A couple of hours later, 75 kilometres away in Orangeville, it wasn't a whole lot more scintillating.

Ernie Eves, the premier-designate, descended from an elevator in a senior citizens home 25 minutes behind schedule to explain why taxpayers are being asked to cough up about $300,000 for a by-election to get him into the legislature.

He rejected the suggestion that there was no mandate for the government he will form on April 15 since Mr. Harris had fulfilled 99 per cent of his promises. He didn't need to call a general election because there was much to be done, he said.

"It's important for the people of Ontario to see by acts, not just by words, how you're going to put a new face on the government," he said.

There were, for example, some tax-cut pledges he had talked about as finance minister two years ago that were still to be implemented. There was a need to get textbooks for the new school curriculum and there was . . . well, actually, that was about it.

Mr. Eves was perhaps more successful in defending his decision to run in Dufferin-Peel-Wellington-Grey rather than in the Nipissing constituency that Mr. Harris vacated on Tuesday.
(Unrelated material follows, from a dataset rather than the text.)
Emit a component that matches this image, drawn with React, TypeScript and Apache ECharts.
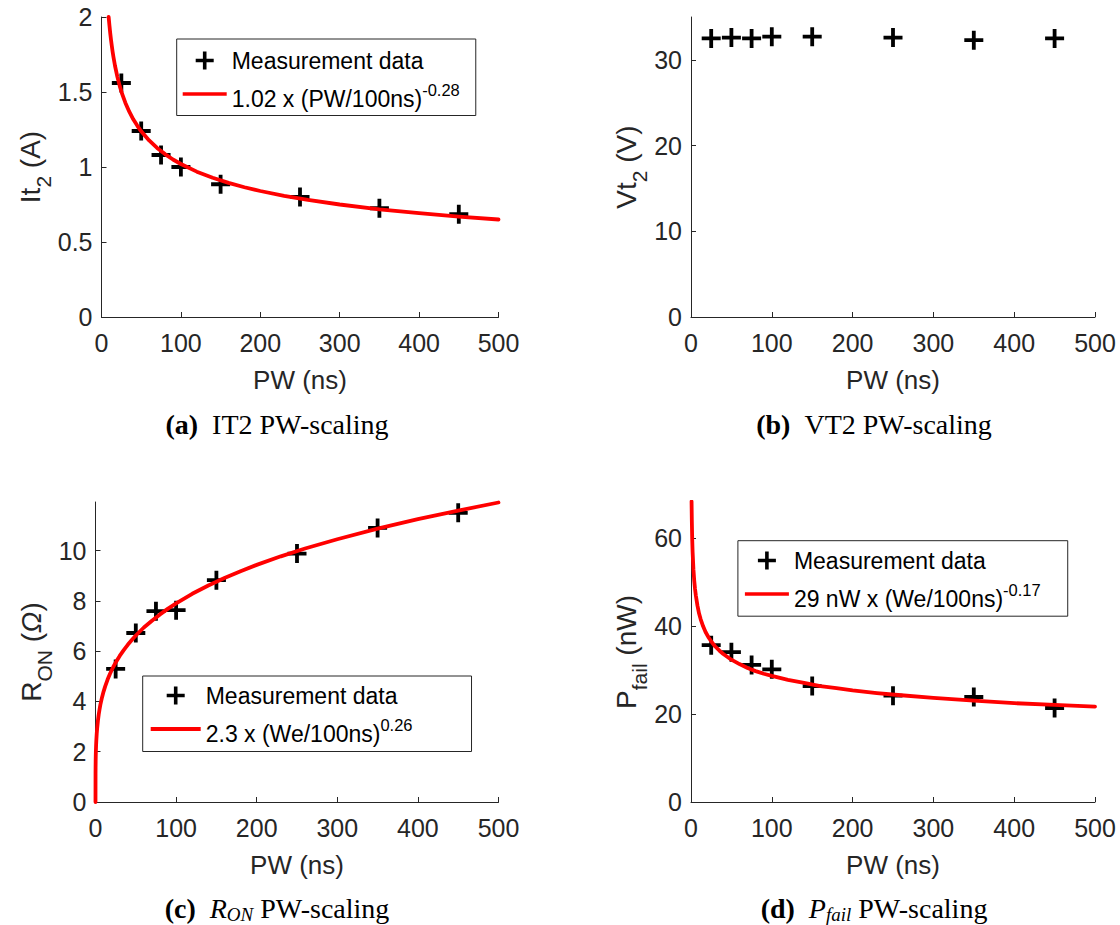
import React, { useEffect, useRef } from 'react';
import * as echarts from 'echarts';

// ---------------- data ----------------
const PW = [25, 50, 75, 100, 150, 250, 350, 450];
const IT2 = [1.56, 1.24, 1.08, 1.0, 0.885, 0.8, 0.725, 0.685];
const VT2 = [32.5, 32.6, 32.5, 32.7, 32.7, 32.6, 32.3, 32.5];
const RON = [5.29, 6.72, 7.59, 7.63, 8.82, 9.88, 10.9, 11.5];
const PFAIL = [35.7, 34.1, 31.2, 30.2, 26.4, 24.2, 23.9, 21.4];

const IT2_FIT_X = [9, 10, 11, 12, 13, 14, 15, 17, 20, 23, 26, 30, 35, 40, 45, 50, 60, 70, 80, 90, 100, 120, 140, 160, 180, 200, 230, 260, 300, 350, 400, 450, 500];
const IT2_FIT_Y = [2.0, 1.944, 1.892, 1.847, 1.806, 1.769, 1.735, 1.675, 1.601, 1.539, 1.487, 1.429, 1.369, 1.318, 1.276, 1.238, 1.177, 1.127, 1.086, 1.05, 1.02, 0.969, 0.928, 0.894, 0.865, 0.84, 0.808, 0.781, 0.75, 0.718, 0.692, 0.669, 0.65];

const RON_FIT_X = [0, 0.05, 0.1, 0.2, 0.3, 0.5, 0.75, 1, 1.5, 2, 3, 4, 5, 6, 8, 10, 12, 15, 18, 22, 26, 30, 35, 40, 45, 50, 60, 70, 80, 90, 100, 120, 140, 160, 180, 200, 230, 260, 300, 350, 400, 450, 500];
const RON_FIT_Y = [0, 1.14, 1.36, 1.62, 1.8, 2.05, 2.27, 2.44, 2.71, 2.91, 3.23, 3.48, 3.68, 3.86, 4.15, 4.39, 4.6, 4.87, 5.1, 5.37, 5.6, 5.81, 6.04, 6.25, 6.44, 6.62, 6.94, 7.21, 7.46, 7.69, 7.9, 8.28, 8.61, 8.91, 9.18, 9.43, 9.77, 10.08, 10.45, 10.87, 11.25, 11.59, 11.91];

const PFAIL_FIT_X = [0.7, 1, 1.5, 2, 3, 4, 5, 6, 8, 10, 12, 15, 18, 22, 26, 30, 35, 40, 50, 60, 70, 80, 90, 100, 120, 140, 160, 180, 200, 230, 260, 300, 350, 400, 450, 500];
const PFAIL_FIT_Y = [68.4, 64.3, 59.8, 56.9, 53.0, 50.4, 48.5, 47.0, 44.7, 42.9, 41.6, 40.0, 38.7, 37.4, 36.3, 35.4, 34.5, 33.7, 32.4, 31.4, 30.5, 29.8, 29.2, 28.7, 27.8, 27.1, 26.4, 25.9, 25.4, 24.8, 24.3, 23.7, 23.1, 22.5, 22.1, 21.7];

const X_TICKS = [0, 100, 200, 300, 400, 500];
const IT2_TICKS = [0, 0.5, 1, 1.5, 2];
const VT2_TICKS = [0, 10, 20, 30];
const RON_TICKS = [0, 2, 4, 6, 8, 10];
const PFAIL_TICKS = [0, 20, 40, 60];

const DATA_NAME = 'Measurement data';
const FIT_A = '1.02 x (PW/100ns)';
const FIT_A_EXP = '-0.28';
const FIT_C = '2.3 x (We/100ns)';
const FIT_C_EXP = '0.26';
const FIT_D = '29 nW x (We/100ns)';
const FIT_D_EXP = '-0.17';

// ---------------- styles ----------------
const SANS = '"Liberation Sans", Arial, Helvetica, sans-serif';
const SERIF = '"Liberation Serif", "Times New Roman", serif';
const AX = '#262626';
const PLUS = 'path://M4.8,0H7.2V4.8H12V7.2H7.2V12H4.8V7.2H0V4.8H4.8Z';
const LINE_ICON = 'path://M0,0H44V3.6H0Z';

const zip = (xs: number[], ys: number[]) => xs.map((x, i) => [x, ys[i]]);

function xAxis(gridIndex: number) {
  return {
    type: 'value',
    gridIndex,
    min: 0,
    max: 500,
    interval: 100,
    name: 'PW (ns)',
    nameLocation: 'middle',
    nameGap: 50,
    nameTextStyle: { fontSize: 26, fontFamily: SANS, color: AX },
    axisLine: { show: true, onZero: false, lineStyle: { color: AX, width: 1 } },
    axisTick: { show: true, inside: true, length: 5, lineStyle: { color: AX, width: 1 }, customValues: X_TICKS },
    axisLabel: { fontSize: 25, fontFamily: SANS, color: AX, margin: 13, customValues: X_TICKS },
    splitLine: { show: false },
  };
}

const NAME_RICH = {
  n: { fontFamily: SANS, fontSize: 28, lineHeight: 28, color: AX },
  it: { fontFamily: SANS, fontSize: 28, lineHeight: 28, color: AX, fontStyle: 'italic' },
  s: { fontFamily: SANS, fontSize: 21, lineHeight: 21, color: AX, padding: [26, 0, 0, 0] },
};

function yAxis(gridIndex: number, max: number, interval: number, ticks: number[], name: string, gap: number) {
  return {
    type: 'value',
    gridIndex,
    min: 0,
    max,
    interval,
    name,
    nameLocation: 'middle',
    nameGap: gap,
    nameTextStyle: { fontSize: 28, fontFamily: SANS, color: AX, rich: NAME_RICH },
    axisLine: { show: true, onZero: false, lineStyle: { color: AX, width: 1 } },
    axisTick: { show: true, inside: true, length: 5, lineStyle: { color: AX, width: 1 }, customValues: ticks },
    axisLabel: { fontSize: 25, fontFamily: SANS, color: AX, margin: 9, customValues: ticks },
    splitLine: { show: false },
  };
}

const LEG_RICH = {
  m: { fontFamily: SANS, fontSize: 23, lineHeight: 22, color: '#000' },
  n: { fontFamily: SANS, fontSize: 23, lineHeight: 22, color: '#000', padding: [9, 0, 0, 0] },
  sup: { fontFamily: SANS, fontSize: 16.5, lineHeight: 16, color: '#000', padding: [0, 0, 9, 0] },
};

const EXP: Record<string, string> = { [FIT_A]: FIT_A_EXP, [FIT_C]: FIT_C_EXP, [FIT_D]: FIT_D_EXP };

function legend(fit: string, left: number, top: number, itemWidth: number, padding: number[]) {
  return {
    orient: 'vertical',
    left,
    top,
    data: [
      { name: DATA_NAME, icon: PLUS },
      { name: fit, icon: LINE_ICON },
    ],
    itemWidth,
    itemHeight: 18,
    itemGap: 6,
    padding,
    borderColor: AX,
    borderWidth: 1,
    backgroundColor: '#ffffff',
    symbolKeepAspect: true,
    selectedMode: false,
    itemStyle: { opacity: 1 },
    formatter: (name: string) => (name === DATA_NAME ? `{m|${name}}` : `{n|${name}}{sup|${EXP[name]}}`),
    textStyle: { fontFamily: SANS, fontSize: 23, color: '#000', rich: LEG_RICH },
  };
}

function scatter(i: number, ys: number[]) {
  return {
    type: 'scatter',
    name: DATA_NAME,
    xAxisIndex: i,
    yAxisIndex: i,
    symbol: PLUS,
    symbolSize: 19,
    symbolKeepAspect: true,
    itemStyle: { color: '#000000', opacity: 1 },
    z: 2,
    data: zip(PW, ys),
  };
}

function fitLine(i: number, name: string, xs: number[], ys: number[]) {
  return {
    type: 'line',
    name,
    xAxisIndex: i,
    yAxisIndex: i,
    symbol: 'none',
    smooth: false,
    lineStyle: { color: '#ff0000', width: 3.8, join: 'round', cap: 'round' },
    itemStyle: { color: '#ff0000' },
    z: 3,
    data: zip(xs, ys),
  };
}

const CAP_RICH = {
  b: { fontFamily: SERIF, fontSize: 28, fontWeight: 'bold', lineHeight: 26, color: '#000' },
  n: { fontFamily: SERIF, fontSize: 28, lineHeight: 26, color: '#000' },
  i: { fontFamily: SERIF, fontSize: 28, fontStyle: 'italic', lineHeight: 26, color: '#000' },
  is: { fontFamily: SERIF, fontSize: 19, fontStyle: 'italic', lineHeight: 16, color: '#000', padding: [12, 0, 0, 0] },
};

function caption(x: number, y: number, text: string) {
  return {
    type: 'text',
    x,
    y,
    style: {
      text,
      align: 'center',
      verticalAlign: 'middle',
      fontFamily: SERIF,
      fontSize: 28,
      fill: '#000',
      rich: CAP_RICH,
    },
  };
}

export default function App() {
  const ref = useRef<HTMLDivElement>(null);
  useEffect(() => {
    document.body.style.margin = '0';
    const chart = echarts.init(ref.current!, null, { renderer: 'svg' });
    const option: any = {
      animation: false,
      backgroundColor: '#ffffff',
      grid: [
        { left: 101.5, top: 17, width: 397, height: 300, outerBoundsMode: 'none' },
        { left: 691, top: 17, width: 404, height: 300, outerBoundsMode: 'none' },
        { left: 95.5, top: 502, width: 403, height: 300, outerBoundsMode: 'none' },
        { left: 691, top: 502, width: 404, height: 300, outerBoundsMode: 'none' },
      ],
      xAxis: [xAxis(0), xAxis(1), xAxis(2), xAxis(3)],
      yAxis: [
        yAxis(0, 2, 0.5, IT2_TICKS, '{n|It}{s|2}{n| (A)}', 51),
        yAxis(1, 35, 10, VT2_TICKS, '{n|Vt}{s|2}{n| (V)}', 47),
        yAxis(2, 11.93, 2, RON_TICKS, '{n|R}{s|ON}{n| (}{it|Ω}{n|)}', 47),
        yAxis(3, 68.3, 20, PFAIL_TICKS, '{n|P}{s|fail}{n| (nW)}', 47),
      ],
      legend: [
        legend(FIT_A, 176.7, 39, 44, [10, 16, 5.5, 6]),
        legend(FIT_C, 142.7, 676, 50, [8, 59, 6.5, 8]),
        legend(FIT_D, 737.9, 540.7, 44, [8.3, 27, 6.2, 7]),
      ],
      series: [
        scatter(0, IT2),
        fitLine(0, FIT_A, IT2_FIT_X, IT2_FIT_Y),
        scatter(1, VT2),
        scatter(2, RON),
        fitLine(2, FIT_C, RON_FIT_X, RON_FIT_Y),
        scatter(3, PFAIL),
        fitLine(3, FIT_D, PFAIL_FIT_X, PFAIL_FIT_Y),
      ],
      graphic: [
        caption(277, 424, '{b|(a)}  {n|IT2 PW-scaling}'),
        caption(874, 424, '{b|(b)}  {n|VT2 PW-scaling}'),
        caption(277, 908, '{b|(c)}  {i|R}{is|ON} {n|PW-scaling}'),
        caption(874, 908, '{b|(d)}  {i|P}{is|fail} {n|PW-scaling}'),
      ],
    };
    chart.setOption(option);
    return () => chart.dispose();
  }, []);
  return <div ref={ref} style={{ width: 1120, height: 925 }} />;
}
He said he wasn't persuaded by the fact that the Orangeville-area riding being vacated by backbencher David Tilson is the third-safest Conservative seat in the province. And his choice had nothing to do with the fact that Mr. Harris won his seat in 1999 by fewer than 3,000 votes.

Dufferin-Peel is the "obvious choice," he argued, because it's an easy commute to Toronto and because his partner, Isabel Bassett, has for nearly three decades owned a home just down Highway 9 that he has been coming to nearly every weekend for the past two years.
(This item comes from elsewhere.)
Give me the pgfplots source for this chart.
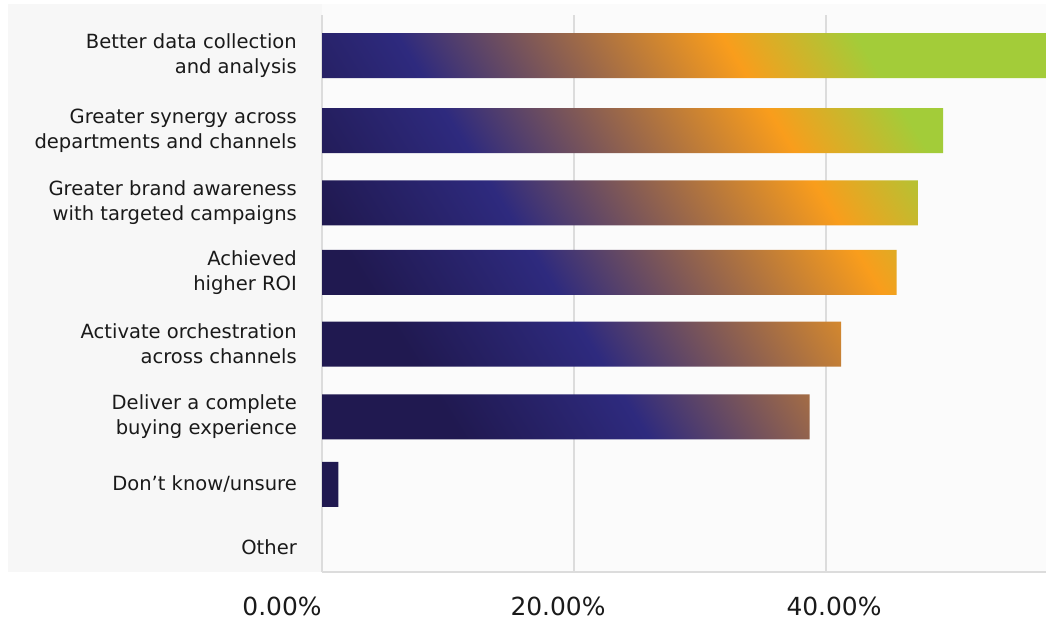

He is, he insisted, just coming home. "Everybody knows me at the local grocery store; everybody knows me in Howard's butcher shop," he said.

"They certainly know me at the local Canadian Tire store; they certainly know me in the local bookstore; we were in there Christmas shopping this year, so I do feel at home."

Lurking off to one side, Liberal MPP (and party president) Greg Sorbara was snickering about the premier-designate's choice of a constituency.

"I think they did their numbers [in Nipissing]and they knew that the ease of the campaign would not be as great as perhaps here [in Dufferin-Peel]" he said.

He pledged that the by-election would be toughly fought and that the new era of Ernie Eves would not begin as quietly as the old era of Mike Harris ended.

"The suggestion that we should just sort of step aside and allow the premier-elect an easy path back to Queen's Park . . . just isn't acceptable."